The standard policy for my house has a deductible of approximately $100,000.  My house was built in 1989, so the wood frame structure is bolted to the concrete perimeter foundation and there are no cripple walls.  In a major earthquake, I would expect to lose both masonry fireplaces and suffer additional damage to the structure as the result of their collapse.  Broken windows, sheet rock damage, and possible plumbing and gas leaks may occur.  As an aside, if the house is structurally sound after the earthquake but burns down because of an accidental gas fire, the loss is supposedly covered by the fire insurance.

Even with a massive increase in contractor prices after a major quake (I saw a lot of shortages and price gouging locally after the Oakland Hills fire in 1991 and I experienced it in Arizona replacing a roof that was damaged in a widespread hail storm), it would be tough to spend much more than $100,000 fixing these items and the extra cost would probably be worth self-insuring given the high deductible.  My bet is the government would suddenly be in the low cost construction loan business after the event, and I would take advantage if it were offered. 

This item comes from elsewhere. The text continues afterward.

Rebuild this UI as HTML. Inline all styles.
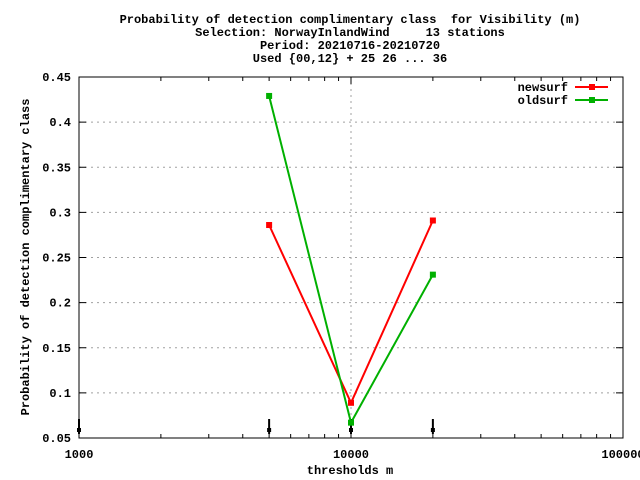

The insurance available is not really for the major quake, it's for the catastrophic quake that badly damages or destroys the structure.  The 8.5 magnitude quake on the San Andreas fault we know is coming some time in the next 50 years or some nasty seismic wave amplification from a lesser but shallower quake on the San Andreas or Hayward fault.  Paying $1,131 annually for a promised pay out if the structure is badly damaged or destroyed is what I'm really debating.

Title: Re: Earthquake Insurance in the SF Bay Area
Post by: sol on July 15, 2012, 10:55:43 PM
As has been pointed out here before, the fundamental business model of all insurance companies is to charge more in premiums than they pay out in claims, and pocket the difference.  They hire a bunch of very smart people to run the numbers on the risks, figure out what they expect to have to pay, and then charge more than that so they can build a fancy headquarters building and print fancy letterhead.

From this perspective, insurance is always a losing investment in the long run.  In the short run, though, I can see it having value for people who don't have enough money to cover their losses any other way.  Consider it akin to taking out a loan; you know you're going to have to pay back more money than you got out, but that might be worth it if you need the money up front.  An insurance policy is just a reverse loan, you make the payments up front and (over a long enough time scale) you will get a lesser amount of money back. 

If your house is your only asset and you'd be wiped out without it, then you might sleep better if it's insured.  Just keep in mind that you're getting less protection than you're paying for, so this decision is hurting your financial goals.  Unless you think you know something about earthquake risks that the insurance company doesn't.